··· Given information
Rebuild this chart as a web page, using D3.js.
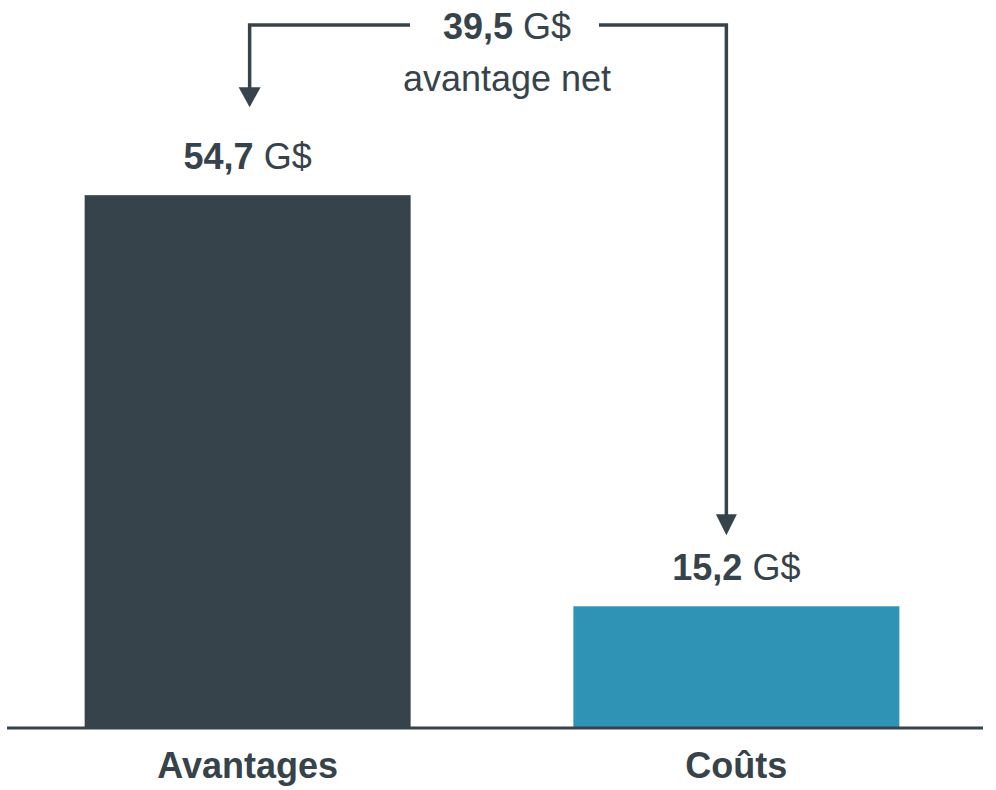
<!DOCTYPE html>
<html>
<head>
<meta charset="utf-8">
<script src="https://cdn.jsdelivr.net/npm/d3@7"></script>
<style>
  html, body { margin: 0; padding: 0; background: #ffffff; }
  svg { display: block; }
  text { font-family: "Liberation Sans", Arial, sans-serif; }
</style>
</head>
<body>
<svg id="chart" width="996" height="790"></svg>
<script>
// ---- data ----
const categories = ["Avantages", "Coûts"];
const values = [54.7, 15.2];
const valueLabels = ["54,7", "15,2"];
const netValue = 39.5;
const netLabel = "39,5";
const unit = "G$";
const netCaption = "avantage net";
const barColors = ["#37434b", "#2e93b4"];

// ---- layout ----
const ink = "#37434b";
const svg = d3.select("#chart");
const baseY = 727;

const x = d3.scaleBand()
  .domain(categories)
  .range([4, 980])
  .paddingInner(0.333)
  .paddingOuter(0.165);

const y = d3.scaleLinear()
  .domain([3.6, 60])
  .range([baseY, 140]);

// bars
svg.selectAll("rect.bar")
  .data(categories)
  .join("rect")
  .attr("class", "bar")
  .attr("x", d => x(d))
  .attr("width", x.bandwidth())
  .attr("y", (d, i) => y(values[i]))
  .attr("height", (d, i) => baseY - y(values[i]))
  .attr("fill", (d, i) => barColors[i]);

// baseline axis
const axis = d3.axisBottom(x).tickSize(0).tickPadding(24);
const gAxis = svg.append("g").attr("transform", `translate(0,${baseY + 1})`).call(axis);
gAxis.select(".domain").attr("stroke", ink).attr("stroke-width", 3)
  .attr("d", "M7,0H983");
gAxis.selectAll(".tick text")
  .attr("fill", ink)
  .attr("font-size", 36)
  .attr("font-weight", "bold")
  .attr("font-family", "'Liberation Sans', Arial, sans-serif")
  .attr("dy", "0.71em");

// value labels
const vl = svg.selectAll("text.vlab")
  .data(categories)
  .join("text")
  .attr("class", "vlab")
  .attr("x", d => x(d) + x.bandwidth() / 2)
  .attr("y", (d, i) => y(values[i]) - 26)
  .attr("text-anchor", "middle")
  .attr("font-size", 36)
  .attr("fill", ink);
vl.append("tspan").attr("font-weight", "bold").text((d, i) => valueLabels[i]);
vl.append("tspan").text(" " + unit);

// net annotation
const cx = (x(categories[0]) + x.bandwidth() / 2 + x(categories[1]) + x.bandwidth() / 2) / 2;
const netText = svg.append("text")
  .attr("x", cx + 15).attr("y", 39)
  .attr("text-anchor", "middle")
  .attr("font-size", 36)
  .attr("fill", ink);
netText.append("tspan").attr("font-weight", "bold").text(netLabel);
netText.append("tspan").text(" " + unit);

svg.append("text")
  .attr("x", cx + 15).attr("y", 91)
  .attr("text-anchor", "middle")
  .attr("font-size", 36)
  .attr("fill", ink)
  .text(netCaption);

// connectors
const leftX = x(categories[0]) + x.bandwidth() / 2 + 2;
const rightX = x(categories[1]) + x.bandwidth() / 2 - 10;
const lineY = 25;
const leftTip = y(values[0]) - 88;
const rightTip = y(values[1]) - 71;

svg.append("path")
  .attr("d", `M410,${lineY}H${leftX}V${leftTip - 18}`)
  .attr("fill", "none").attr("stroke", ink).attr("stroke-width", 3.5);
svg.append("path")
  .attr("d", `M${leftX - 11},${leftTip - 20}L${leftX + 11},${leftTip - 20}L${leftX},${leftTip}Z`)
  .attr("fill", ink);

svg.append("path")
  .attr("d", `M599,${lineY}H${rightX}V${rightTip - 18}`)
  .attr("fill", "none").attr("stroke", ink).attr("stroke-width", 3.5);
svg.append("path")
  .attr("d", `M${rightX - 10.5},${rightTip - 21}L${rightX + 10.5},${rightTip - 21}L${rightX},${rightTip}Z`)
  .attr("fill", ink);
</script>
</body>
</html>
······
▶ [What is required]: Without including any pictures, print all of the material exactly as given.

▶ [Exercise solution]:
Rebuild this chart as a web page, using D3.js.
<!DOCTYPE html>
<html>
<head>
<meta charset="utf-8">
<script src="https://cdn.jsdelivr.net/npm/d3@7"></script>
<style>
  html, body { margin: 0; padding: 0; background: #ffffff; }
  svg { display: block; }
  text { font-family: "Liberation Sans", Arial, sans-serif; }
</style>
</head>
<body>
<svg id="chart" width="996" height="790"></svg>
<script>
// ---- data ----
const categories = ["Avantages", "Coûts"];
const values = [54.7, 15.2];
const valueLabels = ["54,7", "15,2"];
const netValue = 39.5;
const netLabel = "39,5";
const unit = "G$";
const netCaption = "avantage net";
const barColors = ["#37434b", "#2e93b4"];

// ---- layout ----
const ink = "#37434b";
const svg = d3.select("#chart");
const baseY = 727;

const x = d3.scaleBand()
  .domain(categories)
  .range([4, 980])
  .paddingInner(0.333)
  .paddingOuter(0.165);

const y = d3.scaleLinear()
  .domain([3.6, 60])
  .range([baseY, 140]);

// bars
svg.selectAll("rect.bar")
  .data(categories)
  .join("rect")
  .attr("class", "bar")
  .attr("x", d => x(d))
  .attr("width", x.bandwidth())
  .attr("y", (d, i) => y(values[i]))
  .attr("height", (d, i) => baseY - y(values[i]))
  .attr("fill", (d, i) => barColors[i]);

// baseline axis
const axis = d3.axisBottom(x).tickSize(0).tickPadding(24);
const gAxis = svg.append("g").attr("transform", `translate(0,${baseY + 1})`).call(axis);
gAxis.select(".domain").attr("stroke", ink).attr("stroke-width", 3)
  .attr("d", "M7,0H983");
gAxis.selectAll(".tick text")
  .attr("fill", ink)
  .attr("font-size", 36)
  .attr("font-weight", "bold")
  .attr("font-family", "'Liberation Sans', Arial, sans-serif")
  .attr("dy", "0.71em");

// value labels
const vl = svg.selectAll("text.vlab")
  .data(categories)
  .join("text")
  .attr("class", "vlab")
  .attr("x", d => x(d) + x.bandwidth() / 2)
  .attr("y", (d, i) => y(values[i]) - 26)
  .attr("text-anchor", "middle")
  .attr("font-size", 36)
  .attr("fill", ink);
vl.append("tspan").attr("font-weight", "bold").text((d, i) => valueLabels[i]);
vl.append("tspan").text(" " + unit);

// net annotation
const cx = (x(categories[0]) + x.bandwidth() / 2 + x(categories[1]) + x.bandwidth() / 2) / 2;
const netText = svg.append("text")
  .attr("x", cx + 15).attr("y", 39)
  .attr("text-anchor", "middle")
  .attr("font-size", 36)
  .attr("fill", ink);
netText.append("tspan").attr("font-weight", "bold").text(netLabel);
netText.append("tspan").text(" " + unit);

svg.append("text")
  .attr("x", cx + 15).attr("y", 91)
  .attr("text-anchor", "middle")
  .attr("font-size", 36)
  .attr("fill", ink)
  .text(netCaption);

// connectors
const leftX = x(categories[0]) + x.bandwidth() / 2 + 2;
const rightX = x(categories[1]) + x.bandwidth() / 2 - 10;
const lineY = 25;
const leftTip = y(values[0]) - 88;
const rightTip = y(values[1]) - 71;

svg.append("path")
  .attr("d", `M410,${lineY}H${leftX}V${leftTip - 18}`)
  .attr("fill", "none").attr("stroke", ink).attr("stroke-width", 3.5);
svg.append("path")
  .attr("d", `M${leftX - 11},${leftTip - 20}L${leftX + 11},${leftTip - 20}L${leftX},${leftTip}Z`)
  .attr("fill", ink);

svg.append("path")
  .attr("d", `M599,${lineY}H${rightX}V${rightTip - 18}`)
  .attr("fill", "none").attr("stroke", ink).attr("stroke-width", 3.5);
svg.append("path")
  .attr("d", `M${rightX - 10.5},${rightTip - 21}L${rightX + 10.5},${rightTip - 21}L${rightX},${rightTip}Z`)
  .attr("fill", ink);
</script>
</body>
</html>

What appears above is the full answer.